Patrícia – Eu, o Preto e outras pessoas do núcleo, espetados pelo Alvim, estamos criando uma oganização sem fins lucrativos para reunir esses dramaturgos. POrque o Sesi faz um trabalho fenomenal que incentiva a escrita, mas não consegue bancar temporadas. E para os dramaturgos é imprescindível que os textos sejam encenados.

Qual o olhar de vocês sobre dramaturgia feita em Curitiba fora do núcleo?
Preto – A gente precisa urgentemente mostrar e criar dramaturgias de linguagens diferentes das que estão sendo feitas aqui. Tem muito trabalho reverenciado em dramaturgia muito antiga, estamos com pouca coisa nova, pouquíssimas singularidades. No teatro de Curitiba precisa entrar ar novo, autores, diretores novos, que já existam mas voltem seu olhar para novo. Nossa dramaturgia e nosso teatro estão muito antigos. Ator tem que ser retreinado. Diretores que estudem, se atualizem. Se você faz algo novo, é malhado que aquilo não é dramaturgia. Então precisamos de novos trabalhos para formar plateia e uma nova classe teatral para a dramaturgia que quer falar da gente e de como a gente pensa, porque essa aí parece que eu já vi nos livros de teatro de 40 anos atrás.

Como foi a experiência do contato com outros diretores nas leituras e na encenação das peças de vocês?
Patrícia – Choque. Na minha leitura houve. O Mattana é extremamente estudioso, mas sentiu que talvez precise de outra forma de encenação para dar conta dessa nova dramaturgia. No Como se Fosse o Mundo, o choque foi em relação ao público.

Preto – O comentário que a gente ouviu de outro ator é que não conseguia ver o rosto do atores. É uma visão rasteira de trabalho. Se você vai para ver o rosto do ator, o que está fazendo ali? É um questionamento tão banal. Muitas vezes o público espontâneo saca mais do que as pessoas que fazem teatro e estão muito viciadas. Não quer dizer que o teatro daqui é mal feito, mas o olhar pode ser por outro caminho. Vamos fazer outra coisa, ter outra impressão de ser humano, não precisamos rever isso que se vê na novela. Graças a nosso enlatamento americano, a visão é de ritmo ritmo imagem imagem.

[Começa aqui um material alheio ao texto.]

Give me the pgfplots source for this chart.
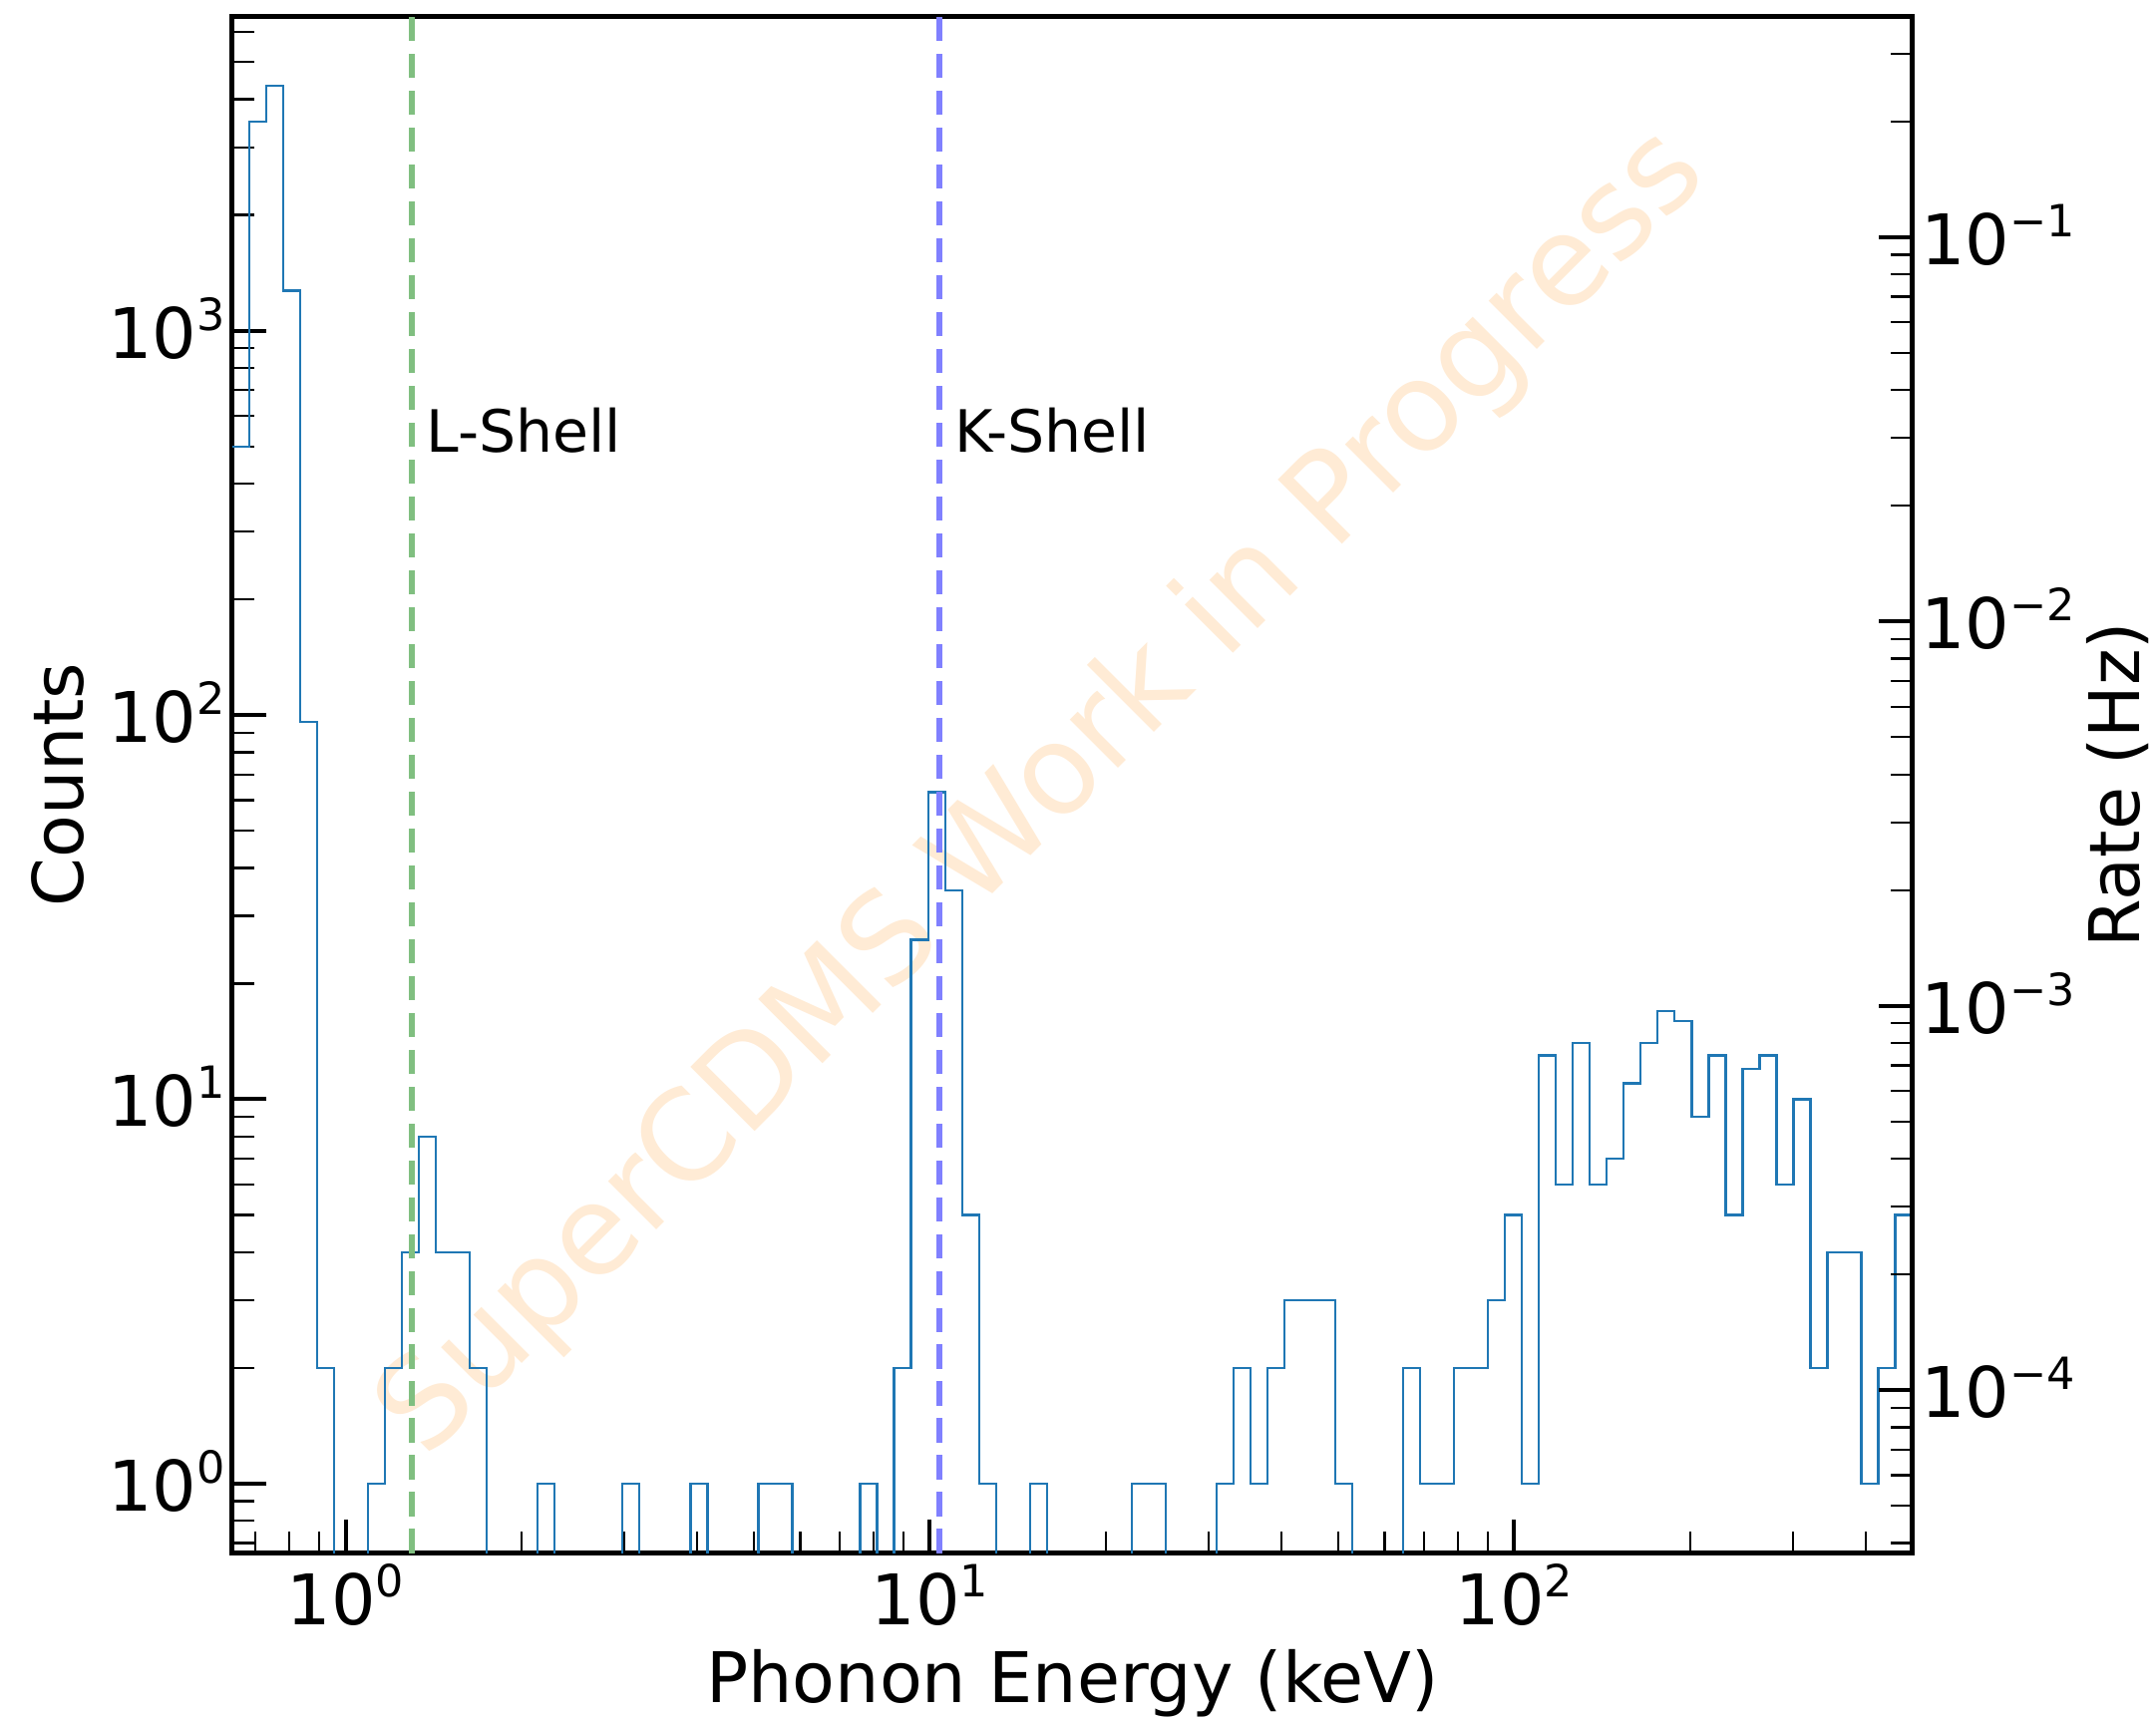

Não adianta uma dramaturgia nova e atores interpretando de jeito antigo. A gente viu nas leituras o quanto as pessoas estão precisando perceber mais a obra, dialogar com ela e não colocá-la dentro de uma gaveta onde acha que cabe. A gente percebeu que os textos, de uma maneira geral, não foram percebidos (pelos diretores e atores).